In one of my quiet times yesterday, I was reading Zephaniah 1:8: "Neither their silver nor their gold will be able to save them on the day of the LORD's wrath; in the fire of his passion the whole earth shall be consumed; for a full, a terrible end he will make of all the inhabitants of the earth" (NRSV).
At first, the passage gave me a bad taste in my mouth. And the taste got even worse when I checked out my old notes on Zephaniah 1. Basically, I wrote in my notebook that wealth will not help us at the last judgment.
So why the bad taste? Well, the old James reminded me of that preacher in Pollyanna, before Haley Mills worked her magic on him. At the beginning of the movie, he tried to scare people into submission with a message of judgment and hell fire. Near the end, he changed his tune, for he preached instead on the more positive aspects of Scripture, the parts that Pollyanna's preacher father called "the glad texts."
There's something that turns me off about going through each day with fear and self-loathing. The people in that minister's audience were not bad people. They were small-town folks who tried to live their day-to-day lives. They didn't deserve to be chewed out every Sunday. Going through each day with a positive attitude is far more beneficial than doing so with absolute terror. From a practical standpoint, seeing God as a friend is far better than viewing him as a judge.
In the course of my quiet time, I started to fantasize. "Man, I wish I could win that Publishers' Clearing House $10 million dollar prize," I thought. "Imagine that! Lifetime economic security. I wouldn't have to suck up to anybody. I'd be set for life. I wouldn't have to worry about my livelihood ever again." For me at that time, wealth meant absolute invulnerability. And it was then that I understood Zephaniah 1:8 a little bit better.
The thought entered my mind: "Even if you got rich, you'd still have to be a moral person." And I can picture myself being not that moral if I were to become wealthy.
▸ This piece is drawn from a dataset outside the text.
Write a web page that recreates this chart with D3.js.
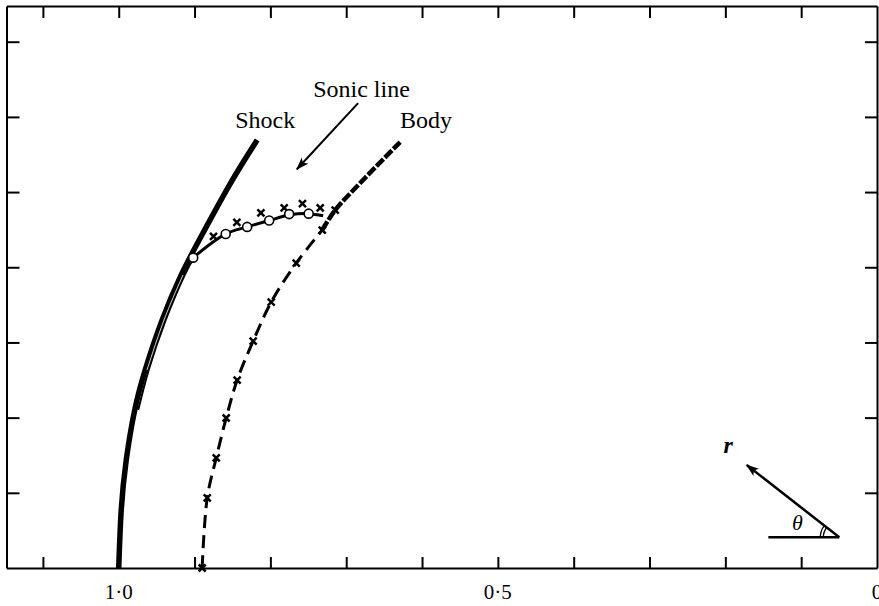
<!DOCTYPE html>
<html>
<head>
<meta charset="utf-8">
<script src="https://cdn.jsdelivr.net/npm/d3@7"></script>
<style>
  body { margin: 0; background: #fff; }
  svg { display: block; }
  text { font-family: "Liberation Serif", "Times New Roman", serif; fill: #000; }
</style>
</head>
<body>
<svg id="chart" width="879" height="606"></svg>
<script>
// curves, in (x, y) data units
var shock = [[1.000, 0], [0.9967, 0.0771], [0.9901, 0.1436], [0.9789, 0.2101], [0.9651, 0.2633],
             [0.9427, 0.3298], [0.9176, 0.3897], [0.8939, 0.4362], [0.8540, 0.5093], [0.8174, 0.5692]];
// the shock is drawn double between these heights
var shockInner = [[0.9789, 0.2101], [0.9651, 0.2633], [0.9427, 0.3298], [0.9176, 0.3897], [0.9050, 0.4130]];
var body = [[0.890, 0], [0.8833, 0.0932], [0.8714, 0.1464], [0.8583, 0.1995], [0.8438, 0.2500],
            [0.8227, 0.3019], [0.7989, 0.3537], [0.7659, 0.4056], [0.7316, 0.4495]];
var bodyUpper = [[0.7316, 0.4495], [0.7145, 0.4761], [0.6816, 0.5120], [0.6289, 0.5665]];
var bodyMarks = [[0.890, 0], [0.8833, 0.0932], [0.8714, 0.1464], [0.8583, 0.1995], [0.8438, 0.2500],
                 [0.8227, 0.3019], [0.7989, 0.3537], [0.7659, 0.4056], [0.7316, 0.4495], [0.7145, 0.4761]];
var sonic = [[0.9018, 0.4128], [0.8589, 0.4443], [0.8306, 0.4537], [0.8016, 0.4621],
             [0.7752, 0.4695], [0.7495, 0.4713], [0.7304, 0.4684]];
var sonicCircles = [[0.9018, 0.4128], [0.8589, 0.4443], [0.8306, 0.4537], [0.8016, 0.4621],
                    [0.7752, 0.4707], [0.7495, 0.4713]];
var sonicCrosses = [[0.8750, 0.4412], [0.8442, 0.4598], [0.8125, 0.4723], [0.7818, 0.4790],
                    [0.7577, 0.4847], [0.7343, 0.4790]];

var tickValues = [1.1, 1.0, 0.9, 0.8, 0.7, 0.6, 0.5, 0.4, 0.3, 0.2, 0.1];
var yTickValues = [0.1, 0.2, 0.3, 0.4, 0.5, 0.6, 0.7];
var tickLabels = [[1.0, "1·0"], [0.5, "0·5"], [0, "0"]];

var labels = [["Sonic line", 0.7436, 0.6270], ["Shock", 0.8464, 0.5848], ["Body", 0.6289, 0.5848]];
var sonicArrow = [[0.6843, 0.6184], [0.7651, 0.5303]];

// r, theta sketch in the corner
var insetOrigin = [0.0497, 0.0408];
var insetTip = [0.1718, 0.1370];
var insetBase = [0.1433, 0.0408];

var plotLeft = 6.5, plotRight = 877, plotTop = 6, plotBottom = 568;

var svg = d3.select("#chart");

var x = d3.scaleLinear().domain([1.148, 0]).range([plotLeft, plotRight]);
var y = d3.scaleLinear().domain([0, 0.7475]).range([plotBottom, plotTop]);

var defs = svg.append("defs");
defs.append("marker")
    .attr("id", "head")
    .attr("viewBox", "0 -5 13 10")
    .attr("refX", 12)
    .attr("refY", 0)
    .attr("markerWidth", 13)
    .attr("markerHeight", 10)
    .attr("markerUnits", "userSpaceOnUse")
    .attr("orient", "auto")
    .append("path")
    .attr("d", "M0,-4.5L13,0L0,4.5L3,0Z")
    .attr("fill", "#000");

// frame and ticks
function styleAxis(g) {
    g.selectAll("path.domain").attr("stroke", "#000").attr("stroke-width", 2);
    g.selectAll(".tick line").attr("stroke", "#000").attr("stroke-width", 2);
    g.selectAll(".tick text").remove();
}

svg.append("g")
    .attr("transform", "translate(0," + plotBottom + ")")
    .call(d3.axisBottom(x).tickValues(tickValues).tickSizeInner(-11).tickSizeOuter(0))
    .call(styleAxis);
svg.append("g")
    .attr("transform", "translate(0," + plotTop + ")")
    .call(d3.axisTop(x).tickValues(tickValues).tickSizeInner(-12).tickSizeOuter(0))
    .call(styleAxis);
svg.append("g")
    .attr("transform", "translate(" + plotLeft + ",0)")
    .call(d3.axisLeft(y).tickValues(yTickValues).tickSizeInner(-13).tickSizeOuter(0))
    .call(styleAxis);
svg.append("g")
    .attr("transform", "translate(" + plotRight + ",0)")
    .call(d3.axisRight(y).tickValues(yTickValues).tickSizeInner(-12).tickSizeOuter(0))
    .call(styleAxis);

svg.selectAll(".xlabel")
    .data(tickLabels)
    .enter().append("text")
    .attr("class", "xlabel")
    .attr("x", function(d) { return x(d[0]); })
    .attr("y", 599)
    .attr("text-anchor", "middle")
    .attr("font-size", 21)
    .text(function(d) { return d[1]; });

var line = d3.line()
    .x(function(d) { return x(d[0]); })
    .y(function(d) { return y(d[1]); })
    .curve(d3.curveCatmullRom);

var smooth = d3.line()
    .x(function(d) { return x(d[0]); })
    .y(function(d) { return y(d[1]); })
    .curve(d3.curveNatural);

// shock
svg.append("path")
    .attr("d", smooth(shock))
    .attr("fill", "none")
    .attr("stroke", "#000")
    .attr("stroke-width", 5.5);
svg.append("path")
    .attr("d", smooth(shockInner))
    .attr("transform", "translate(3.5,0)")
    .attr("fill", "none")
    .attr("stroke", "#000")
    .attr("stroke-width", 2);
svg.append("path")
    .attr("d", smooth(shockInner.slice(1, 4)))
    .attr("transform", "translate(1.8,0)")
    .attr("fill", "none")
    .attr("stroke", "#fff")
    .attr("stroke-width", 0.8);

// body
svg.append("path")
    .attr("d", line(body))
    .attr("fill", "none")
    .attr("stroke", "#000")
    .attr("stroke-width", 3)
    .attr("stroke-dasharray", "13,7");
svg.append("path")
    .attr("d", line(bodyUpper))
    .attr("fill", "none")
    .attr("stroke", "#000")
    .attr("stroke-width", 4.5)
    .attr("stroke-dasharray", "10,2");

// sonic line
svg.append("path")
    .attr("d", line(sonic))
    .attr("fill", "none")
    .attr("stroke", "#000")
    .attr("stroke-width", 3);

var cross = "M-3.5,-3.5L3.5,3.5M3.5,-3.5L-3.5,3.5";
svg.selectAll(".bx")
    .data(bodyMarks.concat(sonicCrosses))
    .enter().append("path")
    .attr("class", "bx")
    .attr("transform", function(d) { return "translate(" + x(d[0]) + "," + y(d[1]) + ")"; })
    .attr("d", cross)
    .attr("stroke", "#000")
    .attr("stroke-width", 2.5)
    .attr("fill", "none");

svg.selectAll(".sc")
    .data(sonicCircles)
    .enter().append("circle")
    .attr("class", "sc")
    .attr("cx", function(d) { return x(d[0]); })
    .attr("cy", function(d) { return y(d[1]); })
    .attr("r", 4.5)
    .attr("fill", "#fff")
    .attr("stroke", "#000")
    .attr("stroke-width", 1.6);

// labels
svg.selectAll(".lbl")
    .data(labels)
    .enter().append("text")
    .attr("class", "lbl")
    .attr("x", function(d) { return x(d[1]); })
    .attr("y", function(d) { return y(d[2]); })
    .attr("font-size", 24)
    .text(function(d) { return d[0]; });

svg.append("line")
    .attr("x1", x(sonicArrow[0][0])).attr("y1", y(sonicArrow[0][1]))
    .attr("x2", x(sonicArrow[1][0])).attr("y2", y(sonicArrow[1][1]))
    .attr("stroke", "#000")
    .attr("stroke-width", 2)
    .attr("marker-end", "url(#head)");

// r / theta sketch
var ox = x(insetOrigin[0]), oy = y(insetOrigin[1]);
svg.append("line")
    .attr("x1", x(insetBase[0])).attr("y1", oy)
    .attr("x2", ox).attr("y2", oy)
    .attr("stroke", "#000").attr("stroke-width", 2.5);
svg.append("line")
    .attr("x1", ox).attr("y1", oy)
    .attr("x2", x(insetTip[0])).attr("y2", y(insetTip[1]))
    .attr("stroke", "#000").attr("stroke-width", 2.5)
    .attr("marker-end", "url(#head)");
var ang = Math.atan2(oy - y(insetTip[1]), ox - x(insetTip[0]));
[16, 19].forEach(function(rad) {
    var arc = d3.arc()
        .innerRadius(rad).outerRadius(rad)
        .startAngle(-Math.PI / 2)
        .endAngle(-Math.PI / 2 + ang);
    svg.append("path")
        .attr("transform", "translate(" + ox + "," + oy + ")")
        .attr("d", arc())
        .attr("fill", "none")
        .attr("stroke", "#000")
        .attr("stroke-width", 1.3);
});
svg.append("text")
    .attr("x", x(0.2025)).attr("y", y(0.1526))
    .attr("font-size", 24).attr("font-style", "italic").attr("font-weight", "bold")
    .text("r");
svg.append("text")
    .attr("x", x(0.1120)).attr("y", y(0.0505))
    .attr("font-size", 22).attr("font-style", "italic")
    .text("θ");
</script>
</body>
</html>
Maybe I'd feel that I didn't need God anymore, since my wealth would give me a new lifetime security. Why help out the poor or anyone else, if I no longer needed to please God to receive temporal blessing and provision? Would I even sympathize with the problems of others, once I no longer had to worry about them myself? I can see myself chasing pleasure in inappropriate ways. With wealth, I could assume that I can do whatever I want. Of course, I'd have to obey the legal limits that society has set, but the rich people in Zephaniah's day bought the judges, so they didn't even see a need to do that.
And so what would keep me on the straight and narrow if I were to become wealthy? A sense that I am under the authority of a higher power, meaning that I'm not invulnerable. God's judgment is something that makes all of us obligated to him.